• [Problem statement]
Write out the opening lines of the data word for word, up to and including the line with "const yTicks100 = [0, 25, 50, 75, 100];", and leave every picture and every later line out.

** start of Provided material **

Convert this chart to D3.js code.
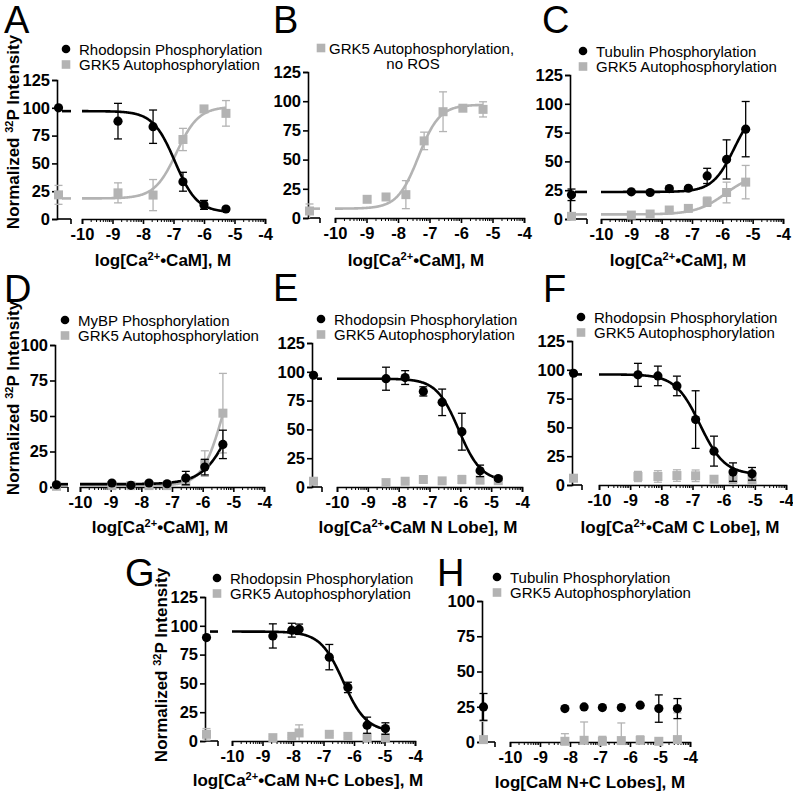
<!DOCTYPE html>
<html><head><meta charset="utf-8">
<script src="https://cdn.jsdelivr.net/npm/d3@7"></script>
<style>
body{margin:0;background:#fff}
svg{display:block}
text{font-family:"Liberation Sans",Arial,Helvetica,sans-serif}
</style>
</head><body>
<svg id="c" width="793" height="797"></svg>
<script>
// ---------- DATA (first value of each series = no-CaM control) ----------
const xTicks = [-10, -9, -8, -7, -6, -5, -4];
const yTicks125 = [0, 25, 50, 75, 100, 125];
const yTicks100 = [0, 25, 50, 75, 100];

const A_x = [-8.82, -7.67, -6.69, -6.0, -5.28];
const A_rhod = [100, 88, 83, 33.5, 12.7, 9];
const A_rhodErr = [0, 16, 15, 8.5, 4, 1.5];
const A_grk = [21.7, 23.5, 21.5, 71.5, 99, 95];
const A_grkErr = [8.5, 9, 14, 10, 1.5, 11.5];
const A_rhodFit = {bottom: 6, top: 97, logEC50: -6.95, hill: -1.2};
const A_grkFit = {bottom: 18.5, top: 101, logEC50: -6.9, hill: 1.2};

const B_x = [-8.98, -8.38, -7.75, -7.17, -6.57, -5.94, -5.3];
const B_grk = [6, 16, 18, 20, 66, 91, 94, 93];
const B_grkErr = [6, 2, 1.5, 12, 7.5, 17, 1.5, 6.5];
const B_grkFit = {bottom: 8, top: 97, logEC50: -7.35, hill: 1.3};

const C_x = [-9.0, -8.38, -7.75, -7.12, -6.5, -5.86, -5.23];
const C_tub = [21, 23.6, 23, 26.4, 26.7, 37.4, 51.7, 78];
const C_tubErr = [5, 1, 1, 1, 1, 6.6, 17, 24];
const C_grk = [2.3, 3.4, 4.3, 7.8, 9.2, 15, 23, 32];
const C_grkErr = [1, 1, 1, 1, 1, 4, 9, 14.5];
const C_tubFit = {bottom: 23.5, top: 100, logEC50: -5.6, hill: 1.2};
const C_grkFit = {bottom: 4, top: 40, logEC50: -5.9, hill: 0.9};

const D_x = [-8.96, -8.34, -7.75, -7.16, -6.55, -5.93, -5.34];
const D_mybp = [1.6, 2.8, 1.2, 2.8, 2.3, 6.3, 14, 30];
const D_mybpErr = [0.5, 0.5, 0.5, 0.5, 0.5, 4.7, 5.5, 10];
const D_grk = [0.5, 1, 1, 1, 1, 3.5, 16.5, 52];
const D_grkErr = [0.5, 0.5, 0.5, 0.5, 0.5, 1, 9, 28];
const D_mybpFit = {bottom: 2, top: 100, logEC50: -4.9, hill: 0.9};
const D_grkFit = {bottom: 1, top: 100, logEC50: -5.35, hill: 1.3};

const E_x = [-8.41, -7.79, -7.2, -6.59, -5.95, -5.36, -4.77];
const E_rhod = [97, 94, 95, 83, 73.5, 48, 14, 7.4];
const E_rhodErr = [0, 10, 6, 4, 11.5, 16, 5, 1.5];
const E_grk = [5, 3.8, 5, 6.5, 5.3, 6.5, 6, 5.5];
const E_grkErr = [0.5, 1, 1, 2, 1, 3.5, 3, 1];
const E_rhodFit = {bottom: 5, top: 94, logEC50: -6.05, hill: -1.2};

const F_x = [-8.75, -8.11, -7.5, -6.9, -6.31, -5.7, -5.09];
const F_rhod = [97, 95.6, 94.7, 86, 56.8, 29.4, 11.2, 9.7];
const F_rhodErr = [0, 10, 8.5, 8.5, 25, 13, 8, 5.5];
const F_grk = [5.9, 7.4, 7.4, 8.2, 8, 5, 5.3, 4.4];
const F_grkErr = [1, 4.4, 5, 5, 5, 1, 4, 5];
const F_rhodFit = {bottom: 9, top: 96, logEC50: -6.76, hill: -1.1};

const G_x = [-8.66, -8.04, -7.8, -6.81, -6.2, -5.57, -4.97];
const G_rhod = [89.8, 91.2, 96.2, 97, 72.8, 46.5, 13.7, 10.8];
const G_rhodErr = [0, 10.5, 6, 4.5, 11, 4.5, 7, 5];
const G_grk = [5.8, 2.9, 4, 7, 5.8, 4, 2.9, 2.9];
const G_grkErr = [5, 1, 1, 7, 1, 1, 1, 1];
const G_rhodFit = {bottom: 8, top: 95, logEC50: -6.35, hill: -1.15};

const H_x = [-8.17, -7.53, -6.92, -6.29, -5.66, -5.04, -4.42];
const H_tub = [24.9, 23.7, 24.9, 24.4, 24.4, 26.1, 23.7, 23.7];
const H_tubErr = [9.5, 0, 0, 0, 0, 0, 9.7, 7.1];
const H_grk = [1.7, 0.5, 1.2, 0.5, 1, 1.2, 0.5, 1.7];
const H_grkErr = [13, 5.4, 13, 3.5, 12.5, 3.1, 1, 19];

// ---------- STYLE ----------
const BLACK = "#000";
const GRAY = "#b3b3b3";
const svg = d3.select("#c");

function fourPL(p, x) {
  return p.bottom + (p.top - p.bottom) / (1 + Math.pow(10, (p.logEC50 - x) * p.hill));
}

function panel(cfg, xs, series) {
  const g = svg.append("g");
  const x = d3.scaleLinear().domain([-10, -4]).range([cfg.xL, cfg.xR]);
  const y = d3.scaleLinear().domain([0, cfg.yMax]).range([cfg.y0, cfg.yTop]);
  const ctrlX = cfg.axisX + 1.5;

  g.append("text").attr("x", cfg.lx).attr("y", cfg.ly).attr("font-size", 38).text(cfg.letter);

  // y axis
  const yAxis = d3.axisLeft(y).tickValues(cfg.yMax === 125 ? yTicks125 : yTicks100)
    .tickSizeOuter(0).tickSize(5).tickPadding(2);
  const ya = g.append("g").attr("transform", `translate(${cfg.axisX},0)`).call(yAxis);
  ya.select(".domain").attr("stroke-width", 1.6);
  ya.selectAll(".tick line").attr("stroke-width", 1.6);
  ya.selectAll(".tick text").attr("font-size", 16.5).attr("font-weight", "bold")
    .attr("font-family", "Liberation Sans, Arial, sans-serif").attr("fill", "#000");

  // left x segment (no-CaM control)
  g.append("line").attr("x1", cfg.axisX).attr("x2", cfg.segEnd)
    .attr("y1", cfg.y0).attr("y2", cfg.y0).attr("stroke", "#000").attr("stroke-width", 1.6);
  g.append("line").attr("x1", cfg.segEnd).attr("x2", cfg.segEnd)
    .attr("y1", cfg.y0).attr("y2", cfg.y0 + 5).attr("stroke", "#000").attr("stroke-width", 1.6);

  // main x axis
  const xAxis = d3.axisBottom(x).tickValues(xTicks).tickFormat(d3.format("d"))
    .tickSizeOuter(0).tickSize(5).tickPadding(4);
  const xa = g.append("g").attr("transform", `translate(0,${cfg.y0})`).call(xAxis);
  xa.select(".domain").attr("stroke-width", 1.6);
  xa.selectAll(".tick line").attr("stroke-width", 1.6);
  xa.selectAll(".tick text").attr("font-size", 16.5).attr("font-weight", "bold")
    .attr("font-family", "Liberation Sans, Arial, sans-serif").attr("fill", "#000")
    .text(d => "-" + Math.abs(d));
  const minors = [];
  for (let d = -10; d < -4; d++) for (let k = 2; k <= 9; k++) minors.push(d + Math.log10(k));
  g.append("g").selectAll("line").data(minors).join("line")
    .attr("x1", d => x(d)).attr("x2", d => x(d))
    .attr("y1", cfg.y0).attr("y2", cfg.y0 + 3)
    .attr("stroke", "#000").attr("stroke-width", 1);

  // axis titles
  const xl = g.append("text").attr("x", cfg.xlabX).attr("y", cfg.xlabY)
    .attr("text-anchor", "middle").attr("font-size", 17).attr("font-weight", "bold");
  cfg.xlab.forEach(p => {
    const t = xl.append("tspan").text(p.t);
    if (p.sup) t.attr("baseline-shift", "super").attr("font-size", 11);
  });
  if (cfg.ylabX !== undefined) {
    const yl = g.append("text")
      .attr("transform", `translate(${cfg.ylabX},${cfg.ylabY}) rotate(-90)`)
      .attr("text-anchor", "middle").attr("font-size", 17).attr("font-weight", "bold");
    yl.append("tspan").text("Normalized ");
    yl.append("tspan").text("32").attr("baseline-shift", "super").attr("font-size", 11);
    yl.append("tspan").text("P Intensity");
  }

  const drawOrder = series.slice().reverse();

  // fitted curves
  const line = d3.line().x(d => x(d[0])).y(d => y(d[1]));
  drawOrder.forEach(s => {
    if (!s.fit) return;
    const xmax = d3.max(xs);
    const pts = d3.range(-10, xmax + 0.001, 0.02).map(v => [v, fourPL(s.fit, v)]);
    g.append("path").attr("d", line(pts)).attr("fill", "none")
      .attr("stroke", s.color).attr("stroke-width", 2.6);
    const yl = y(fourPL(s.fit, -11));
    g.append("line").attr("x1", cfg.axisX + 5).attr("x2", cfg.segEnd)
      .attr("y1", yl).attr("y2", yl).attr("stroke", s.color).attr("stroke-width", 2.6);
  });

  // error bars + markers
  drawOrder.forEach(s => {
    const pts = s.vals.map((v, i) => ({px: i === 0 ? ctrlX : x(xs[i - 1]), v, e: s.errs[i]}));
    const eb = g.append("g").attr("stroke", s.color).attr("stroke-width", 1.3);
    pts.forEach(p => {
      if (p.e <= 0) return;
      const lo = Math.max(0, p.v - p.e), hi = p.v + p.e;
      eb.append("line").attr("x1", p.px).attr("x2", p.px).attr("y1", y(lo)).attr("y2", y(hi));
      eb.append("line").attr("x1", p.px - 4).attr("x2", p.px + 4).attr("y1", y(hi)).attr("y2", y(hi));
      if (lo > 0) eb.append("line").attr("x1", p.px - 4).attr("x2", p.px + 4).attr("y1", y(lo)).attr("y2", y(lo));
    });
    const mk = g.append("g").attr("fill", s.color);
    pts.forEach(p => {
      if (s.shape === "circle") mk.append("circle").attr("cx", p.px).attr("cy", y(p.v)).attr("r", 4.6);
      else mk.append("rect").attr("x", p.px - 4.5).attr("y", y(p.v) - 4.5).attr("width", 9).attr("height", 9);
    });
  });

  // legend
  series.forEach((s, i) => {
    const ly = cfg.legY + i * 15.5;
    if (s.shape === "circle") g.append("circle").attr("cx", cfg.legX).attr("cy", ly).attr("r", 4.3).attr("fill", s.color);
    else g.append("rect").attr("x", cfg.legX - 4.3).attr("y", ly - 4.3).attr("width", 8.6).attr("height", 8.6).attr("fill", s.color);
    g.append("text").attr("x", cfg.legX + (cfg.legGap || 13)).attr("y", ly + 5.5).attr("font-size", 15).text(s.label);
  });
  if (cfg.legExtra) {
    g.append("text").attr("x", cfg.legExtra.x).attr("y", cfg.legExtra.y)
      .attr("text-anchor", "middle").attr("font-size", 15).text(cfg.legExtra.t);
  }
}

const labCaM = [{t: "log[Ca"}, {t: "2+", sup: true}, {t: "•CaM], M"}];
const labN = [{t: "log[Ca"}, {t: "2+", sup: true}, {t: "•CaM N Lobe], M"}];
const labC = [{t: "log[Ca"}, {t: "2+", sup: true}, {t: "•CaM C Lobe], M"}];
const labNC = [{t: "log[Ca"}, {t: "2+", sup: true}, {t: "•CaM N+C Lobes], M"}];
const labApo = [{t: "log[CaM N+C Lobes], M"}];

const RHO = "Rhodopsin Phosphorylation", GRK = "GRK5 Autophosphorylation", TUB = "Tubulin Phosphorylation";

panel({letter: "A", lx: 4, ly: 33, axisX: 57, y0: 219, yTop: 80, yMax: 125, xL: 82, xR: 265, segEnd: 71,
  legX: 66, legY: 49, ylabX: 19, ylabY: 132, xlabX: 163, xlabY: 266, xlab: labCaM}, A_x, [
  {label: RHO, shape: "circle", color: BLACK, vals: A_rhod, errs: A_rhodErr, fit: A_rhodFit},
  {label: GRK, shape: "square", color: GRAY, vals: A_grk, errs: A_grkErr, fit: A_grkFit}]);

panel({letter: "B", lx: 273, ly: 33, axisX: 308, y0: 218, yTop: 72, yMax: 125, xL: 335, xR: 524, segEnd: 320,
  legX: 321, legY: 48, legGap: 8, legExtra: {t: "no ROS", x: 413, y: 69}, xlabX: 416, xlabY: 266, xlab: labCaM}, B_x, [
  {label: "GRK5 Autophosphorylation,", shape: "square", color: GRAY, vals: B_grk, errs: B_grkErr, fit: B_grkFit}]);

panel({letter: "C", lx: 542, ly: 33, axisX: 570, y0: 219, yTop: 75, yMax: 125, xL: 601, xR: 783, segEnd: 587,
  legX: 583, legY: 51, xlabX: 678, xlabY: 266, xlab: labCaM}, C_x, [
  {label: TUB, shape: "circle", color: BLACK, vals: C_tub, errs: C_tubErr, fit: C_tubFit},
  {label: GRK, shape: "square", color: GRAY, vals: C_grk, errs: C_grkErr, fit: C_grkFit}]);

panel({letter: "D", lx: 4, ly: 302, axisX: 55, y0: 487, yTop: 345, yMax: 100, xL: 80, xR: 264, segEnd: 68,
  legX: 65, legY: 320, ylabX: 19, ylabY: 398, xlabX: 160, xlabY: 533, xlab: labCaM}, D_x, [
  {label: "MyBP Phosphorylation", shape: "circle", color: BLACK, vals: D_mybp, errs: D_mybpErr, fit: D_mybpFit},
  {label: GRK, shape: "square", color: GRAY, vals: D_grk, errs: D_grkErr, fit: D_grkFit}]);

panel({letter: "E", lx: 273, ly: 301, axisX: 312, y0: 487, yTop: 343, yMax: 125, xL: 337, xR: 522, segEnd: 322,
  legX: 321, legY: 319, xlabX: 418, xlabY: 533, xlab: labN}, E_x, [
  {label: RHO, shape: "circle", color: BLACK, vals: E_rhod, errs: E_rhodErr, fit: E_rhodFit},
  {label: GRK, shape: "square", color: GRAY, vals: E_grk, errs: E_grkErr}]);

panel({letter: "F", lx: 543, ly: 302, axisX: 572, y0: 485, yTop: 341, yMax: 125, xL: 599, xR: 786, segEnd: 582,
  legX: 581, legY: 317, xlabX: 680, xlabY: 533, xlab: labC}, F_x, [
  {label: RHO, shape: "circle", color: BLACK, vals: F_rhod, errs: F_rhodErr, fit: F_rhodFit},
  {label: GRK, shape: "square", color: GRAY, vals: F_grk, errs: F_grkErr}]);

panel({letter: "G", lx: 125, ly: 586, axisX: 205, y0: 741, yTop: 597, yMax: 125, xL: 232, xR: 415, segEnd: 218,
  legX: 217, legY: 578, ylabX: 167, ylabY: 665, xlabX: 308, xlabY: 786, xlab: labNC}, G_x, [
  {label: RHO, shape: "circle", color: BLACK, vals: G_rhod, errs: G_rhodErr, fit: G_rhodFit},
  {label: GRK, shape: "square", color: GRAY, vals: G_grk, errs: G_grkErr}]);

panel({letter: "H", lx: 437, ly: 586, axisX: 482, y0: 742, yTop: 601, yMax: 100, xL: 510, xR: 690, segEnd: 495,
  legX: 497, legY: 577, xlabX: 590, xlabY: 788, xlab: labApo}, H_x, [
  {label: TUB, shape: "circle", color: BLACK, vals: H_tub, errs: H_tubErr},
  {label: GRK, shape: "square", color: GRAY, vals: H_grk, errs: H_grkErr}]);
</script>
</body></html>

** end of Provided material **

• [Expected answer]
Convert this chart to D3.js code.
<!DOCTYPE html>
<html><head><meta charset="utf-8">
<script src="https://cdn.jsdelivr.net/npm/d3@7"></script>
<style>
body{margin:0;background:#fff}
svg{display:block}
text{font-family:"Liberation Sans",Arial,Helvetica,sans-serif}
</style>
</head><body>
<svg id="c" width="793" height="797"></svg>
<script>
// ---------- DATA (first value of each series = no-CaM control) ----------
const xTicks = [-10, -9, -8, -7, -6, -5, -4];
const yTicks125 = [0, 25, 50, 75, 100, 125];
const yTicks100 = [0, 25, 50, 75, 100];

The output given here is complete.